Will you write out the data exactly, excluding every picture?

%%

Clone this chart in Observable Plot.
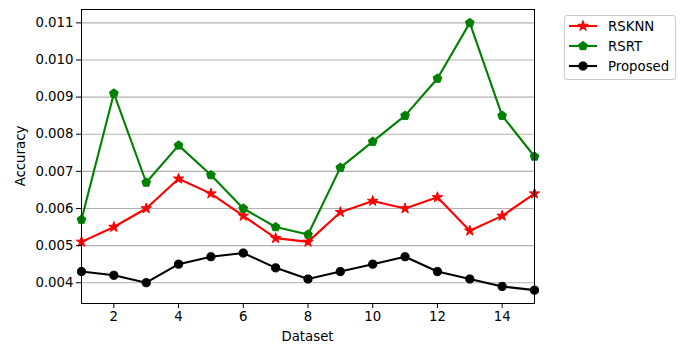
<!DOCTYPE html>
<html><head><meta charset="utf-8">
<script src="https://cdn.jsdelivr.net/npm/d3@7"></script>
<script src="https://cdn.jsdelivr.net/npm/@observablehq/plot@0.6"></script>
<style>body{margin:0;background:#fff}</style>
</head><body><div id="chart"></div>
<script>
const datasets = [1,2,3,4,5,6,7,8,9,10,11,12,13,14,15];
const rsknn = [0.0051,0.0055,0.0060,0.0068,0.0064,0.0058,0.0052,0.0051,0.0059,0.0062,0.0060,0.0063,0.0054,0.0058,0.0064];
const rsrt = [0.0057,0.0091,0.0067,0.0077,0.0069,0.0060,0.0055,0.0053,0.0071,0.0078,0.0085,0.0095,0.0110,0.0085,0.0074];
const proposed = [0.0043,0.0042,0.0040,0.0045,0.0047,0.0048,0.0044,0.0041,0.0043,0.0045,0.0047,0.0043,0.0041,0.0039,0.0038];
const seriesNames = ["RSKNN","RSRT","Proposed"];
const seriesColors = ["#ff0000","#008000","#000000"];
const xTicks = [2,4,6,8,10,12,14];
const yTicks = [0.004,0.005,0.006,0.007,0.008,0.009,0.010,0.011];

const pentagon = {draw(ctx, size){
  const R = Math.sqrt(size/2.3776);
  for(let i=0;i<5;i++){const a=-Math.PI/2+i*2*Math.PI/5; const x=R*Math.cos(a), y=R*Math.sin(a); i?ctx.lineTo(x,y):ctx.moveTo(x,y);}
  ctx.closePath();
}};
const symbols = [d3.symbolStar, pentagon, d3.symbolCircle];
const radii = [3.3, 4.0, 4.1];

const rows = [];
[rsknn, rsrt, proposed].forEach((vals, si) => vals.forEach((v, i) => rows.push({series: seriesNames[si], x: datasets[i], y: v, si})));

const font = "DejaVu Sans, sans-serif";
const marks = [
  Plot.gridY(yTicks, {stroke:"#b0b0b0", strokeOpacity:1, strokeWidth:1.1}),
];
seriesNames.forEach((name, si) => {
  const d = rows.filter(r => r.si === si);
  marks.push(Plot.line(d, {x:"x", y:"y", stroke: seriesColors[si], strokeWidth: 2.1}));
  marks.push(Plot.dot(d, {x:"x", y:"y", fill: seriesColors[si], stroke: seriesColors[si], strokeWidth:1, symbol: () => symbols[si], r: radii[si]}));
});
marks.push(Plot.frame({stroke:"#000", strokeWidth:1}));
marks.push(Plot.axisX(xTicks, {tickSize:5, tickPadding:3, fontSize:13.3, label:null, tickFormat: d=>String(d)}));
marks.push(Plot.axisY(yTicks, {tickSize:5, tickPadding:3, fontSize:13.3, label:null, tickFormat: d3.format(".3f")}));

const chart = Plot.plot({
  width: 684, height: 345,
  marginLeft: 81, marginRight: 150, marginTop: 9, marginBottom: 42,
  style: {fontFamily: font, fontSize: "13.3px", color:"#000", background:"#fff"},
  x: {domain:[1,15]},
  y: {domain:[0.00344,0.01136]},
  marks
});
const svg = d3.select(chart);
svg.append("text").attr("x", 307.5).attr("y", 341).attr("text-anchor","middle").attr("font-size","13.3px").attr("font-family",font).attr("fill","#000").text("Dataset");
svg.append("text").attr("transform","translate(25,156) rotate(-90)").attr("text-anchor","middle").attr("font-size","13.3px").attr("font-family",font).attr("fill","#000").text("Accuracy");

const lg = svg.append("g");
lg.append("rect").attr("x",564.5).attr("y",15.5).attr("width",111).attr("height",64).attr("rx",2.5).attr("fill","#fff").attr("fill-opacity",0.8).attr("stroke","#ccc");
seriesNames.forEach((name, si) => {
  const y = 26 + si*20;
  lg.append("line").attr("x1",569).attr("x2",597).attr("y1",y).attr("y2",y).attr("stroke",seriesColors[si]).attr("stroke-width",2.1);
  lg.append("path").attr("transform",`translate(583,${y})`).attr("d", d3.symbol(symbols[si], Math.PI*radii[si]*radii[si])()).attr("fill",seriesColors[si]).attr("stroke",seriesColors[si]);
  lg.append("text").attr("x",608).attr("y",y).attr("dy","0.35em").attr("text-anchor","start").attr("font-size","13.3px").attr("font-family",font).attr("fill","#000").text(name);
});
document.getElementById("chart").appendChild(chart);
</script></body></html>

%%

Answer below:
Clone this chart in Observable Plot.
<!DOCTYPE html>
<html><head><meta charset="utf-8">
<script src="https://cdn.jsdelivr.net/npm/d3@7"></script>
<script src="https://cdn.jsdelivr.net/npm/@observablehq/plot@0.6"></script>
<style>body{margin:0;background:#fff}</style>
</head><body><div id="chart"></div>
<script>
const datasets = [1,2,3,4,5,6,7,8,9,10,11,12,13,14,15];
const rsknn = [0.0051,0.0055,0.0060,0.0068,0.0064,0.0058,0.0052,0.0051,0.0059,0.0062,0.0060,0.0063,0.0054,0.0058,0.0064];
const rsrt = [0.0057,0.0091,0.0067,0.0077,0.0069,0.0060,0.0055,0.0053,0.0071,0.0078,0.0085,0.0095,0.0110,0.0085,0.0074];
const proposed = [0.0043,0.0042,0.0040,0.0045,0.0047,0.0048,0.0044,0.0041,0.0043,0.0045,0.0047,0.0043,0.0041,0.0039,0.0038];
const seriesNames = ["RSKNN","RSRT","Proposed"];
const seriesColors = ["#ff0000","#008000","#000000"];
const xTicks = [2,4,6,8,10,12,14];
const yTicks = [0.004,0.005,0.006,0.007,0.008,0.009,0.010,0.011];

const pentagon = {draw(ctx, size){
  const R = Math.sqrt(size/2.3776);
  for(let i=0;i<5;i++){const a=-Math.PI/2+i*2*Math.PI/5; const x=R*Math.cos(a), y=R*Math.sin(a); i?ctx.lineTo(x,y):ctx.moveTo(x,y);}
  ctx.closePath();
}};
const symbols = [d3.symbolStar, pentagon, d3.symbolCircle];
const radii = [3.3, 4.0, 4.1];

const rows = [];
[rsknn, rsrt, proposed].forEach((vals, si) => vals.forEach((v, i) => rows.push({series: seriesNames[si], x: datasets[i], y: v, si})));

const font = "DejaVu Sans, sans-serif";
const marks = [
  Plot.gridY(yTicks, {stroke:"#b0b0b0", strokeOpacity:1, strokeWidth:1.1}),
];
seriesNames.forEach((name, si) => {
  const d = rows.filter(r => r.si === si);
  marks.push(Plot.line(d, {x:"x", y:"y", stroke: seriesColors[si], strokeWidth: 2.1}));
  marks.push(Plot.dot(d, {x:"x", y:"y", fill: seriesColors[si], stroke: seriesColors[si], strokeWidth:1, symbol: () => symbols[si], r: radii[si]}));
});
marks.push(Plot.frame({stroke:"#000", strokeWidth:1}));
marks.push(Plot.axisX(xTicks, {tickSize:5, tickPadding:3, fontSize:13.3, label:null, tickFormat: d=>String(d)}));
marks.push(Plot.axisY(yTicks, {tickSize:5, tickPadding:3, fontSize:13.3, label:null, tickFormat: d3.format(".3f")}));

const chart = Plot.plot({
  width: 684, height: 345,
  marginLeft: 81, marginRight: 150, marginTop: 9, marginBottom: 42,
  style: {fontFamily: font, fontSize: "13.3px", color:"#000", background:"#fff"},
  x: {domain:[1,15]},
  y: {domain:[0.00344,0.01136]},
  marks
});
const svg = d3.select(chart);
svg.append("text").attr("x", 307.5).attr("y", 341).attr("text-anchor","middle").attr("font-size","13.3px").attr("font-family",font).attr("fill","#000").text("Dataset");
svg.append("text").attr("transform","translate(25,156) rotate(-90)").attr("text-anchor","middle").attr("font-size","13.3px").attr("font-family",font).attr("fill","#000").text("Accuracy");

const lg = svg.append("g");
lg.append("rect").attr("x",564.5).attr("y",15.5).attr("width",111).attr("height",64).attr("rx",2.5).attr("fill","#fff").attr("fill-opacity",0.8).attr("stroke","#ccc");
seriesNames.forEach((name, si) => {
  const y = 26 + si*20;
  lg.append("line").attr("x1",569).attr("x2",597).attr("y1",y).attr("y2",y).attr("stroke",seriesColors[si]).attr("stroke-width",2.1);
  lg.append("path").attr("transform",`translate(583,${y})`).attr("d", d3.symbol(symbols[si], Math.PI*radii[si]*radii[si])()).attr("fill",seriesColors[si]).attr("stroke",seriesColors[si]);
  lg.append("text").attr("x",608).attr("y",y).attr("dy","0.35em").attr("text-anchor","start").attr("font-size","13.3px").attr("font-family",font).attr("fill","#000").text(name);
});
document.getElementById("chart").appendChild(chart);
</script></body></html>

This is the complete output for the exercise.